'''

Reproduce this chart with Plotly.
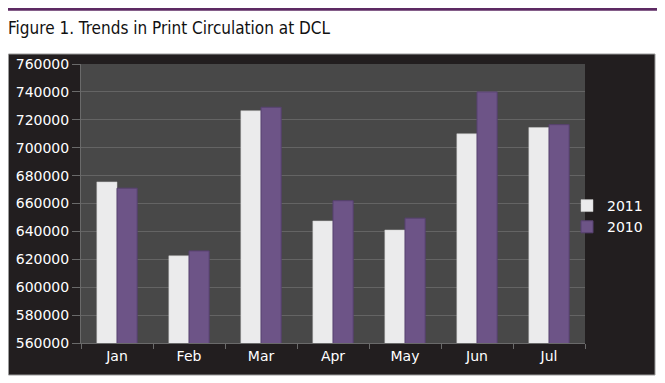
import plotly.graph_objects as go

months = ["Jan", "Feb", "Mar", "Apr", "May", "Jun", "Jul"]
circ_2011 = [675500, 622500, 726500, 647500, 641000, 710000, 714500]
circ_2010 = [671000, 626000, 729000, 662000, 649500, 740000, 716500]
y_ticks = [560000, 580000, 600000, 620000, 640000, 660000, 680000, 700000, 720000, 740000, 760000]

# the page body adds an 8px offset, so the figure is drawn 8px smaller
W, H = 657, 375
L, R, T, B = 73, 80, 56, 40
pw, ph = W - L - R, H - T - B

def px(x):
    return (x - L) / pw

def py(y):
    return (H - B - y) / ph

fig = go.Figure()
fig.add_trace(go.Bar(
    name="2011", x=months, y=circ_2011,
    marker=dict(color="#ebebec", line=dict(color="#c8c8c8", width=0.5)),
))
fig.add_trace(go.Bar(
    name="2010", x=months, y=circ_2010,
    marker=dict(color="#6d5487", line=dict(color="#574170", width=1)),
))

tick_font = dict(family="DejaVu Sans, Open Sans, sans-serif", size=14, color="#ffffff")

fig.update_layout(
    width=W, height=H,
    margin=dict(l=L, r=R, t=T, b=B, pad=0, autoexpand=False),
    paper_bgcolor="#ffffff",
    plot_bgcolor="#484848",
    barmode="group",
    bargap=0.44,
    bargroupgap=0.0,
    showlegend=True,
    title=dict(
        text="Figure 1. Trends in Print Circulation at DCL",
        x=0, xref="container", xanchor="left",
        y=1 - 20 / H, yref="container", yanchor="middle",
        font=dict(family="DejaVu Sans Condensed, Liberation Sans Narrow, sans-serif", size=17, color="#111111"),
    ),
    legend=dict(
        x=px(559), y=py(182), xanchor="left", yanchor="top",
        bgcolor="rgba(0,0,0,0)",
        font=dict(family="DejaVu Sans, Open Sans, sans-serif", size=14, color="#ffffff"),
        tracegroupgap=3,
        itemwidth=30,
    ),
    xaxis=dict(
        tickfont=tick_font,
        ticks="outside", tickson="boundaries", ticklen=5, tickcolor="#6a6a6a",
        showline=True, linecolor="#6a6a6a", linewidth=1,
        showgrid=False,
    ),
    yaxis=dict(
        range=[560000, 760000],
        tickvals=y_ticks,
        ticktext=[str(v) for v in y_ticks],
        tickfont=tick_font,
        ticks="outside", ticklen=8, tickcolor="#6a6a6a",
        showline=True, linecolor="#6a6a6a", linewidth=1,
        showgrid=True, gridcolor="#646464", gridwidth=1,
        zeroline=False,
    ),
    shapes=[
        dict(type="rect", xref="paper", yref="paper", layer="below",
             x0=px(0.5), x1=px(647), y0=py(367), y1=py(46),
             fillcolor="#221e1f", line=dict(color="#9a9a9a", width=1)),
        dict(type="rect", xref="paper", yref="paper", layer="below",
             x0=0, x1=1, y0=0, y1=1,
             fillcolor="#484848", line=dict(width=0)),
        dict(type="line", xref="paper", yref="paper",
             x0=px(0), x1=px(652), y0=py(1.4), y1=py(1.4),
             line=dict(color="#5d2a63", width=2.8)),
    ],
)

fig.write_html("out.html")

'''

- _WHAT NEEDS TO BE DONE_: Exclude the images, then output the data above word for word.

- _WRITTEN RESPONSE_:
Reproduce this chart with Plotly.
import plotly.graph_objects as go

months = ["Jan", "Feb", "Mar", "Apr", "May", "Jun", "Jul"]
circ_2011 = [675500, 622500, 726500, 647500, 641000, 710000, 714500]
circ_2010 = [671000, 626000, 729000, 662000, 649500, 740000, 716500]
y_ticks = [560000, 580000, 600000, 620000, 640000, 660000, 680000, 700000, 720000, 740000, 760000]

# the page body adds an 8px offset, so the figure is drawn 8px smaller
W, H = 657, 375
L, R, T, B = 73, 80, 56, 40
pw, ph = W - L - R, H - T - B

def px(x):
    return (x - L) / pw

def py(y):
    return (H - B - y) / ph

fig = go.Figure()
fig.add_trace(go.Bar(
    name="2011", x=months, y=circ_2011,
    marker=dict(color="#ebebec", line=dict(color="#c8c8c8", width=0.5)),
))
fig.add_trace(go.Bar(
    name="2010", x=months, y=circ_2010,
    marker=dict(color="#6d5487", line=dict(color="#574170", width=1)),
))

tick_font = dict(family="DejaVu Sans, Open Sans, sans-serif", size=14, color="#ffffff")

fig.update_layout(
    width=W, height=H,
    margin=dict(l=L, r=R, t=T, b=B, pad=0, autoexpand=False),
    paper_bgcolor="#ffffff",
    plot_bgcolor="#484848",
    barmode="group",
    bargap=0.44,
    bargroupgap=0.0,
    showlegend=True,
    title=dict(
        text="Figure 1. Trends in Print Circulation at DCL",
        x=0, xref="container", xanchor="left",
        y=1 - 20 / H, yref="container", yanchor="middle",
        font=dict(family="DejaVu Sans Condensed, Liberation Sans Narrow, sans-serif", size=17, color="#111111"),
    ),
    legend=dict(
        x=px(559), y=py(182), xanchor="left", yanchor="top",
        bgcolor="rgba(0,0,0,0)",
        font=dict(family="DejaVu Sans, Open Sans, sans-serif", size=14, color="#ffffff"),
        tracegroupgap=3,
        itemwidth=30,
    ),
    xaxis=dict(
        tickfont=tick_font,
        ticks="outside", tickson="boundaries", ticklen=5, tickcolor="#6a6a6a",
        showline=True, linecolor="#6a6a6a", linewidth=1,
        showgrid=False,
    ),
    yaxis=dict(
        range=[560000, 760000],
        tickvals=y_ticks,
        ticktext=[str(v) for v in y_ticks],
        tickfont=tick_font,
        ticks="outside", ticklen=8, tickcolor="#6a6a6a",
        showline=True, linecolor="#6a6a6a", linewidth=1,
        showgrid=True, gridcolor="#646464", gridwidth=1,
        zeroline=False,
    ),
    shapes=[
        dict(type="rect", xref="paper", yref="paper", layer="below",
             x0=px(0.5), x1=px(647), y0=py(367), y1=py(46),
             fillcolor="#221e1f", line=dict(color="#9a9a9a", width=1)),
        dict(type="rect", xref="paper", yref="paper", layer="below",
             x0=0, x1=1, y0=0, y1=1,
             fillcolor="#484848", line=dict(width=0)),
        dict(type="line", xref="paper", yref="paper",
             x0=px(0), x1=px(652), y0=py(1.4), y1=py(1.4),
             line=dict(color="#5d2a63", width=2.8)),
    ],
)

fig.write_html("out.html")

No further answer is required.